# The Little girl did it



## hawtee (Nov 1, 2006)

What a weekend for my husband's birthday, Lilli decided to give her Daddy an MXJ title under Nina Plail. I was so proud of her and she actually got her 3rd DB Q . Man those are hard to come by...How sweet it is !!


----------



## FlyingQuizini (Oct 24, 2006)

:You_Rock_:dblthumb2arty2::dblthumb2:You_Rock_

Congrats to you both! Keep up the great work!

-Stephanie & Quiz


----------



## Carsonsdaddy (Nov 1, 2006)

way too many acronyms for me to understand what you are talking about....but congrats anyways.


----------



## BeauShel (May 20, 2007)

WAY TO GO LILLI. She sounds like she loves what she is doing and is great at it. Congratulations.


----------



## HovawartMom (Aug 10, 2006)

is that agility or obedience?
congratulation,for a job well done!.


----------



## DanielleH (Nov 4, 2006)

Congratulations!!!


----------



## FlyingQuizini (Oct 24, 2006)

golden&hovawart said:


> is that agility or obedience?
> congratulation,for a job well done!.


That's Agility Excellent B... where you literally have to have a PERFECT run in order to qualify!

You have to be ****-near perfect in Excellent A b/c there you're only allowed to have time faults. You don't even get time faults in EX B!


----------



## hawtee (Nov 1, 2006)

Thank you all very much..now on the road to the MACH..this will take awhile lol...but we are having a ball getting there.


----------



## FlyingQuizini (Oct 24, 2006)

Oohhhh! MACH Lilli! Love it!


----------



## TheHooch (May 9, 2007)

Congrats!!!!!

Hooch


----------



## GoldRocksMom (Feb 9, 2007)

congratulations


----------



## katieanddusty (Feb 9, 2006)

Congratulations and good luck on the MACH!


----------



## hawtee (Nov 1, 2006)

Thank you so much, I held my breath on the last jump it was a triple at an angle..whew.. Luck is what I will need for the MACH lol points are no problem but those darn DB Q's eek....17 to go...


----------



## katieanddusty (Feb 9, 2006)

She'll get those double-Qs  At least points are no problem - Dusty and I are just sitting around earning 5 points at a time most runs : 89 to go (but we got our MX in October of 2004) ...


----------



## Brittany (Jul 24, 2006)

Wow.....someday that'll be me.....getting all those points and titles...and knowing what they mean 
Might I ask how long you've been training this particular dog? How old is she?


----------



## Brinkleysmom (Dec 17, 2005)

Congratulations. You have to be so proud. Good luck on your next round:crossfing


----------



## hawtee (Nov 1, 2006)

Brittany said:


> Wow.....someday that'll be me.....getting all those points and titles...and knowing what they mean
> Might I ask how long you've been training this particular dog? How old is she?
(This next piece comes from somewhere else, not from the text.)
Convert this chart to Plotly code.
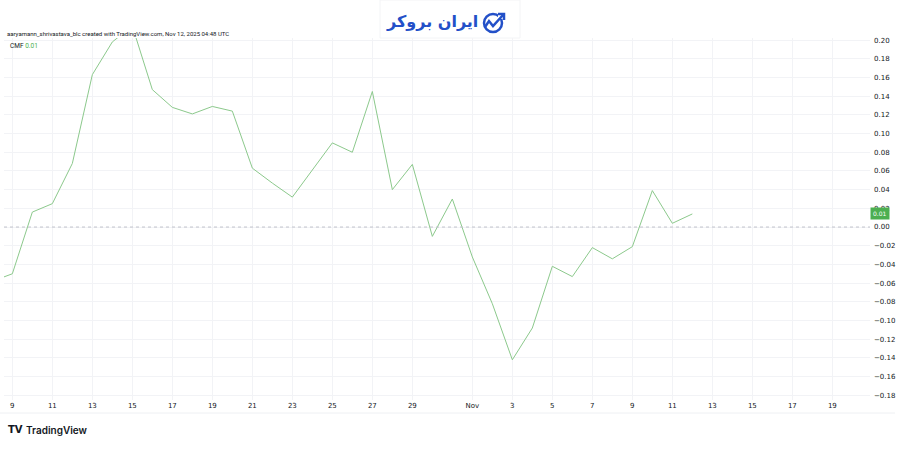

Lilli will turn 4 Aug. 29, I started training her the day we got her home, ok I take that back her big brother Casey showed her how fun the tunnel was, she just followed him thru and thought it was a blast. By 8 months she was doing all contacts at a low height and jumps at 8" and a lot of working on the flats.


----------



## hawtee (Nov 1, 2006)

katieanddusty said:


> She'll get those double-Qs  At least points are no problem - Dusty and I are just sitting around earning 5 points at a time most runs : 89 to go (but we got our MX in October of 2004) ...


Oh my Katie, you just need 89 points and have all your DB Q's, Lilli is sending out speed thoughts to Dusty...:crossfing


----------



## katieanddusty (Feb 9, 2006)

Dusty says thank you for the speed thoughts, and he's sending double-Q thoughts  I think AKC should let you trade in extra double-Qs for points :


----------